Après avoir réservé mon iPAD depuis quelques  mois chez Boulanger je le reçois enfin. Quelle déception à l'ouverture  quand je m'aperçois qu'il est abîmé sur le côté. A ce prix là ça fait  mal au coeur ! Je décide de retourner dans le magasin 2 heures après en  essayant de prouver ma bonne foi. Mais Boulanger n'appliquera pas ses  conditions de retour et me dira d'aller me faire voir et de garder mon  ipad tel quel ! J'aurai mieux fait de mentir et de dire que je l'avais  eu en double ou un truc dans le genre. Ils m'ont dit qu'ils diraient que  je l'ai fait tomber Ah jpeux vous dire que ça foules b..... ! Ils ont  ete super désagréables et pas du tout arrangeants.  Surtout que c'est  vraiment un tout petit défauts mais moi je le veux nickel mon iPAD à ce  prix. Je me demande sérieux si ce n'est pas un retour qu'ils ont eu.


----------



## Gwen (27 Avril 2012)

Est-ce que le iPad était bien scellé ?
La boîte est endommagée ?

Essaye de contacter Apple, ils te trouveront sûrement une solution.


----------



## AZTT (27 Avril 2012)

Pour ma part j'avais précommandé directement chez Apple et le jour de la sortie du iPad 3, le 16 mars, j'ai été livré...


----------



## backstage (27 Avril 2012)

Je vais aller voir chez apple mais j'y crois pas trop. Sérieux je suis super déçu.

---------- Nouveau message ajouté à 11h56 ---------- Le message précédent a été envoyé à 10h42 ----------

Bon ba peu de solution proposée je pense que c pour ma pomme ! C'est le cas de le dire !


----------



## Kamidh (27 Avril 2012)

Je ne comprend pas trop, la boite n'était pas scellé ? L'iPad ensuite n'était pour film de protection ?

Etrange cette histoire.


----------



## Deleted member 284611 (27 Avril 2012)

Quel intérêt d'aller chez boulanger? Pour acheter du Apple, je vais chez Apple... Il y a plein d'Apple store, et au pire il y'a le net...


----------



## Cédric74 (28 Avril 2012)

Ouais plein d'Applestores, c'est impressionant... :mouais:Le plus proche de chez moi est à 150km... Ou alors en Suisse. C'est donc normal que certains se tournent vers d'autres enseignes.


----------



## Gwen (28 Avril 2012)

150km. C'est proche.

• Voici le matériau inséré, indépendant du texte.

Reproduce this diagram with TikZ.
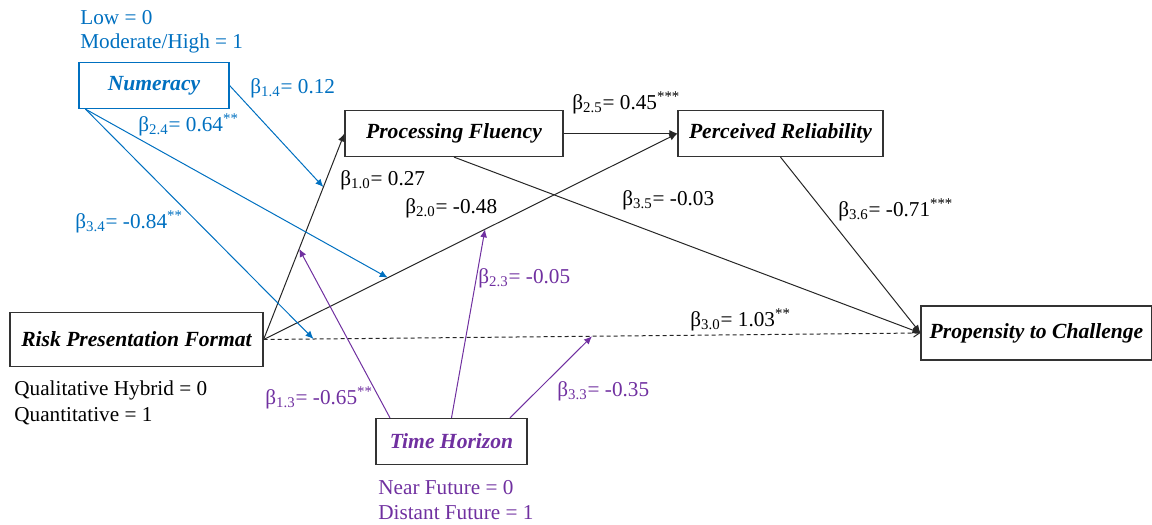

Moi, ça doit être 300 voir 400 km 

ça fait cher le iPod souffle si je dois me déplacer là-bas 

Certains contributeurs n'ont pas de notion de la géographie apparemment.


----------



## Chrone (28 Avril 2012)

Et quand tu veux un iPad, qu'il n'y a pas d'Apple store dans ta ville et que le délai sur le site Apple est de 3 semaines tu fais comment ? 

Et bien tu vas à la FNAC ou à boulanger, qui en ont en stock ;-)


----------



## Madalvée (28 Avril 2012)

Oui mais bon, acheter son iPad chez un boulanger c'est comme prendre sa baguette de pain dans un magasin d'électronique.


----------



## Cédric74 (28 Avril 2012)

Ou tu attends qu'on construise un Applestore dans ta commune, tu attends, tu attends...


----------



## Deleted member 284611 (29 Avril 2012)

Cédric74 a dit:


> Ouais plein d'Applestores, c'est impressionant... :mouais:Le plus proche de chez moi est à 150km... Ou alors en Suisse. C'est donc normal que certains se tournent vers d'autres enseignes.



Le plus proche étant sur le web... C'est encore mieux car il n'y a pas besoin de sortir,de chez soi...


----------